(Charts and diagrams as code)
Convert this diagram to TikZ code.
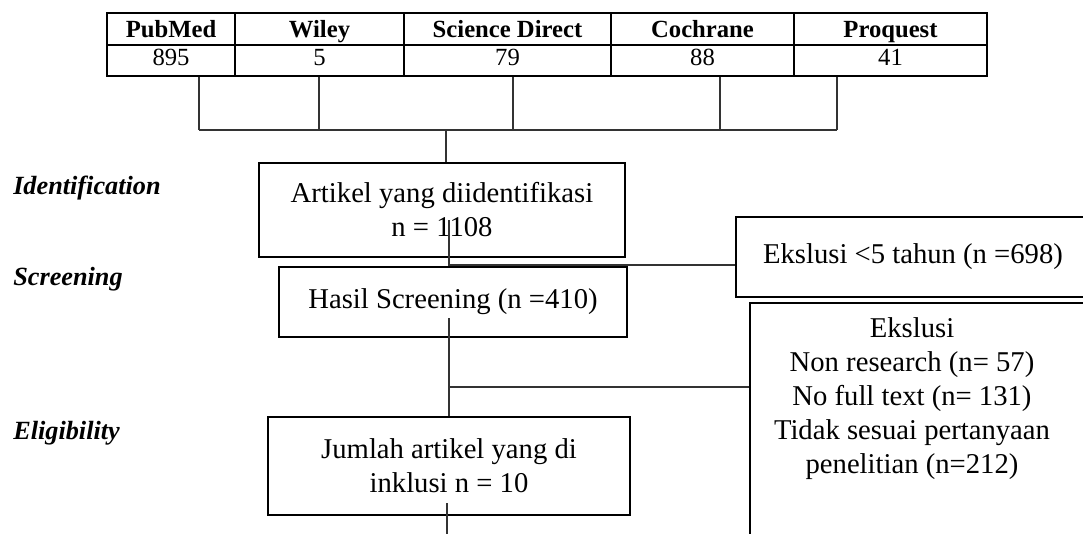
\documentclass[tikz,border=0pt]{standalone}
\usepackage{fontspec}
\setmainfont{Liberation Serif}
\begin{document}
\begin{tikzpicture}[x=0.75pt,y=-0.75pt,
  cell/.style={draw=black, line width=1.4pt, inner sep=0pt, minimum height=#1, font=\fontsize{18.5}{22}\selectfont},
  hcell/.style={cell=24pt, font=\fontsize{18.5}{22}\selectfont\bfseries, text height=13pt, text depth=1pt},
  vcell/.style={cell=23.25pt, text height=13pt, text depth=5.7pt},
  flowbox/.style={draw=black, line width=0.9pt, inner sep=0pt, align=center, font=\fontsize{21.5}{25.5}\selectfont},
  phase/.style={anchor=base west, inner sep=0pt, font=\fontsize{19.7}{23}\selectfont\bfseries\itshape},
  conn/.style={draw=black!80, line width=0.8pt}]
\useasboundingbox (0,0) rectangle (1083,533);
\clip (0,0) rectangle (1083,533);
% table
\node[hcell, minimum width=96pt]     (h1) at (171,29)   {PubMed};
\node[hcell, minimum width=126.75pt] (h2) at (319.5,29) {Wiley};
\node[hcell, minimum width=155.25pt] (h3) at (507.5,29) {Science Direct};
\node[hcell, minimum width=137.25pt] (h4) at (702.5,29) {Cochrane};
\node[hcell, minimum width=144.75pt] (h5) at (890.5,29) {Proquest};
\node[vcell, minimum width=96pt]     (v1) at (171,60.5)   {895};
\node[vcell, minimum width=126.75pt] (v2) at (319.5,60.5) {5};
\node[vcell, minimum width=155.25pt] (v3) at (507.5,60.5) {79};
\node[vcell, minimum width=137.25pt] (v4) at (702.5,60.5) {88};
\node[vcell, minimum width=144.75pt] (v5) at (890.5,60.5) {41};
% phase labels
\node[phase] (lid) at (13,194) {Identification};
\node[phase] (lsc) at (13,285) {Screening};
\node[phase] (lel) at (13,439) {Eligibility};
% boxes
\node[flowbox, minimum width=274.5pt, minimum height=70.5pt] (box1) at (442,210) {Artikel yang diidentifikasi\\n = 1108};
\node[flowbox, minimum width=261pt, minimum height=52.5pt] (box2) at (453,302) {Hasil Screening (n =410)};
\node[flowbox, minimum width=271.5pt, minimum height=73.5pt] (box3) at (449,466) {Jumlah artikel yang di\\inklusi n = 10};
\node[flowbox, minimum width=265.5pt, minimum height=60pt] (ek1) at (913,257) {Ekslusi <5 tahun (n =698)};
\node[flowbox, minimum width=258.75pt, minimum height=222.75pt] (ek2) at (922.5,451.5) {};
\node[inner sep=0pt, align=center, font=\fontsize{21.5}{25.5}\selectfont] (ek2t) at (912,399) {Ekslusi\\Non research (n= 57)\\No full text (n= 131)\\Tidak sesuai pertanyaan\\penelitian (n=212)};
% connectors from table
\coordinate (j1) at (199,130);
\coordinate (j2) at (319,130);
\coordinate (j3) at (513,130);
\coordinate (j4) at (720,130);
\coordinate (j5) at (837,130);
\coordinate (jm) at (446,130);
\draw[conn] (v1.south -| j1) -- (j1);
\draw[conn] (v2.south -| j2) -- (j2);
\draw[conn] (v3.south -| j3) -- (j3);
\draw[conn] (v4.south -| j4) -- (j4);
\draw[conn] (v5.south -| j5) -- (j5);
\draw[conn] (j1) -- (j5);
\draw[conn] (jm) -- (jm |- box1.north);
% flow connectors
\coordinate (a1) at (449,220);
\coordinate (a2) at (449,265);
\draw[conn] (a1) -- (a2) -- (a2 -| ek1.west);
\coordinate (b1) at (449,318);
\coordinate (b2) at (449,387);
\draw[conn] (b1) -- (b1 |- box3.north);
\draw[conn] (b2) -- (b2 -| ek2.west);
\coordinate (c1) at (447,503);
\coordinate (c2) at (447,540);
\draw[conn] (c1) -- (c2);
\end{tikzpicture}
\end{document}
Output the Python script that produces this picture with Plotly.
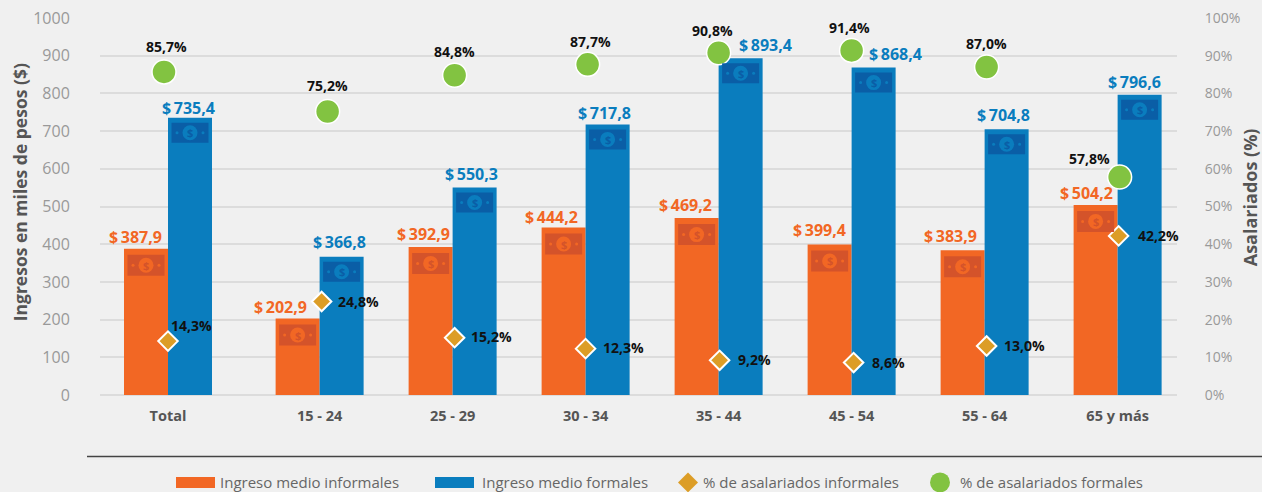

TO BE DONE.
Pull out all lines in the data above that include "this".

THE REPLY.
Convert this diagram to TikZ code.
Output the Python script that produces this picture with Plotly.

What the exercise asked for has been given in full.